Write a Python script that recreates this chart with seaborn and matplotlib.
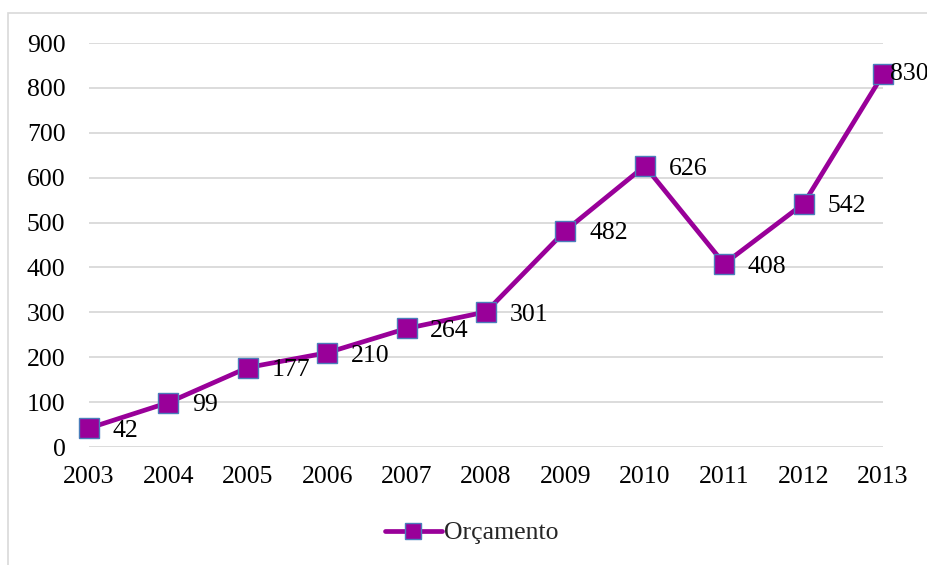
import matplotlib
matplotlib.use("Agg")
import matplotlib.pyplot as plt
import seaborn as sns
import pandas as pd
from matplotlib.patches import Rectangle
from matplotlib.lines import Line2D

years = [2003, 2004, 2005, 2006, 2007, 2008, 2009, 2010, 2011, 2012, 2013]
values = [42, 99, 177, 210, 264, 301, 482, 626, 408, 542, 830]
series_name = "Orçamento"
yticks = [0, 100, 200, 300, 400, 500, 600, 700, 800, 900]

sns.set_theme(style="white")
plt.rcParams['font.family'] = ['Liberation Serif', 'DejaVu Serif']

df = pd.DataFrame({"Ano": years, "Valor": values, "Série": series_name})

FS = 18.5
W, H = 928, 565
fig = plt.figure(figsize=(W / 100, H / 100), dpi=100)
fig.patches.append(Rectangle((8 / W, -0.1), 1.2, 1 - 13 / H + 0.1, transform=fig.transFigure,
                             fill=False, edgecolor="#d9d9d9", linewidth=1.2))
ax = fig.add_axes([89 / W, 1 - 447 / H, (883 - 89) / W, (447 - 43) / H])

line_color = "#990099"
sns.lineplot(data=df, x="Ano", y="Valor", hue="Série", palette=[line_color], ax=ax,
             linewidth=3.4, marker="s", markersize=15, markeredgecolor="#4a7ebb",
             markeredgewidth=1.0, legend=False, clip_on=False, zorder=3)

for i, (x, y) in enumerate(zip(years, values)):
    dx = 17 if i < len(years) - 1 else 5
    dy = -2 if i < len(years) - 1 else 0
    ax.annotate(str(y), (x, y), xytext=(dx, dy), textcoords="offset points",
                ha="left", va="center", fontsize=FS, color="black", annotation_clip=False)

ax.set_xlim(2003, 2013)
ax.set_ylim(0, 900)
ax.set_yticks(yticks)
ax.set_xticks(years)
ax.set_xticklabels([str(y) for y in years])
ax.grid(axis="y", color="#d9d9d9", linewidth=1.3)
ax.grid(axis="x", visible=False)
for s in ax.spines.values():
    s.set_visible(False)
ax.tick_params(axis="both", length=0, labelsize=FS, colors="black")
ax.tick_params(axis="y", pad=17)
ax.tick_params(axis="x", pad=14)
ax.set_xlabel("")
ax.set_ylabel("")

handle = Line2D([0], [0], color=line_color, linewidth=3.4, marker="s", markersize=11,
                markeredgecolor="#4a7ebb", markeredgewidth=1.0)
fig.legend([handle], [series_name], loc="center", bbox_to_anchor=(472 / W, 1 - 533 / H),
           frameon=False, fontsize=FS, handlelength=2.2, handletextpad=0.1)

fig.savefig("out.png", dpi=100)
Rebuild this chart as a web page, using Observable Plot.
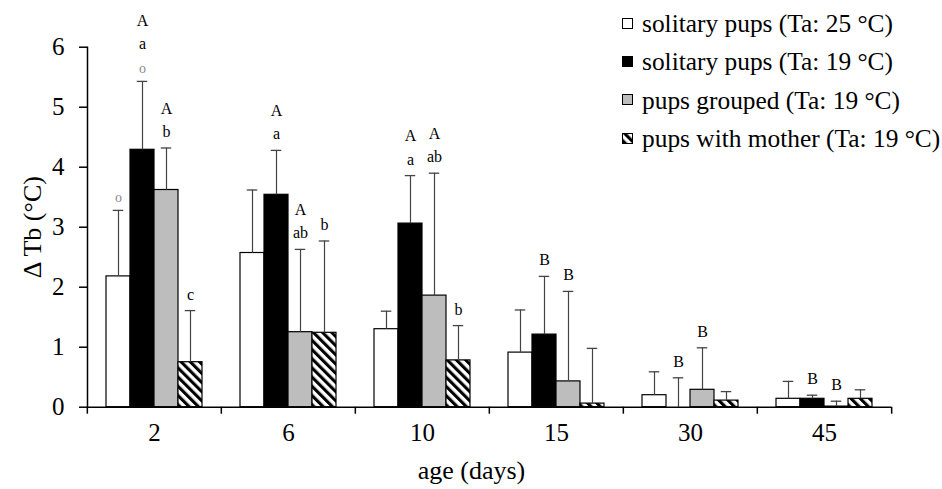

TASK DESCRIPTION
Without the pictures, print the whole listing exactly as given.

TASK SOLUTION
Write a Python script that recreates this chart with seaborn and matplotlib.
import matplotlib
matplotlib.use("Agg")
import matplotlib.pyplot as plt
import seaborn as sns
import pandas as pd
from matplotlib.patches import Rectangle
from matplotlib.lines import Line2D

years = [2003, 2004, 2005, 2006, 2007, 2008, 2009, 2010, 2011, 2012, 2013]
values = [42, 99, 177, 210, 264, 301, 482, 626, 408, 542, 830]
series_name = "Orçamento"
yticks = [0, 100, 200, 300, 400, 500, 600, 700, 800, 900]

sns.set_theme(style="white")
plt.rcParams['font.family'] = ['Liberation Serif', 'DejaVu Serif']

df = pd.DataFrame({"Ano": years, "Valor": values, "Série": series_name})

FS = 18.5
W, H = 928, 565
fig = plt.figure(figsize=(W / 100, H / 100), dpi=100)
fig.patches.append(Rectangle((8 / W, -0.1), 1.2, 1 - 13 / H + 0.1, transform=fig.transFigure,
                             fill=False, edgecolor="#d9d9d9", linewidth=1.2))
ax = fig.add_axes([89 / W, 1 - 447 / H, (883 - 89) / W, (447 - 43) / H])

line_color = "#990099"
sns.lineplot(data=df, x="Ano", y="Valor", hue="Série", palette=[line_color], ax=ax,
             linewidth=3.4, marker="s", markersize=15, markeredgecolor="#4a7ebb",
             markeredgewidth=1.0, legend=False, clip_on=False, zorder=3)

for i, (x, y) in enumerate(zip(years, values)):
    dx = 17 if i < len(years) - 1 else 5
    dy = -2 if i < len(years) - 1 else 0
    ax.annotate(str(y), (x, y), xytext=(dx, dy), textcoords="offset points",
                ha="left", va="center", fontsize=FS, color="black", annotation_clip=False)

ax.set_xlim(2003, 2013)
ax.set_ylim(0, 900)
ax.set_yticks(yticks)
ax.set_xticks(years)
ax.set_xticklabels([str(y) for y in years])
ax.grid(axis="y", color="#d9d9d9", linewidth=1.3)
ax.grid(axis="x", visible=False)
for s in ax.spines.values():
    s.set_visible(False)
ax.tick_params(axis="both", length=0, labelsize=FS, colors="black")
ax.tick_params(axis="y", pad=17)
ax.tick_params(axis="x", pad=14)
ax.set_xlabel("")
ax.set_ylabel("")

handle = Line2D([0], [0], color=line_color, linewidth=3.4, marker="s", markersize=11,
                markeredgecolor="#4a7ebb", markeredgewidth=1.0)
fig.legend([handle], [series_name], loc="center", bbox_to_anchor=(472 / W, 1 - 533 / H),
           frameon=False, fontsize=FS, handlelength=2.2, handletextpad=0.1)

fig.savefig("out.png", dpi=100)
Rebuild this chart as a web page, using Observable Plot.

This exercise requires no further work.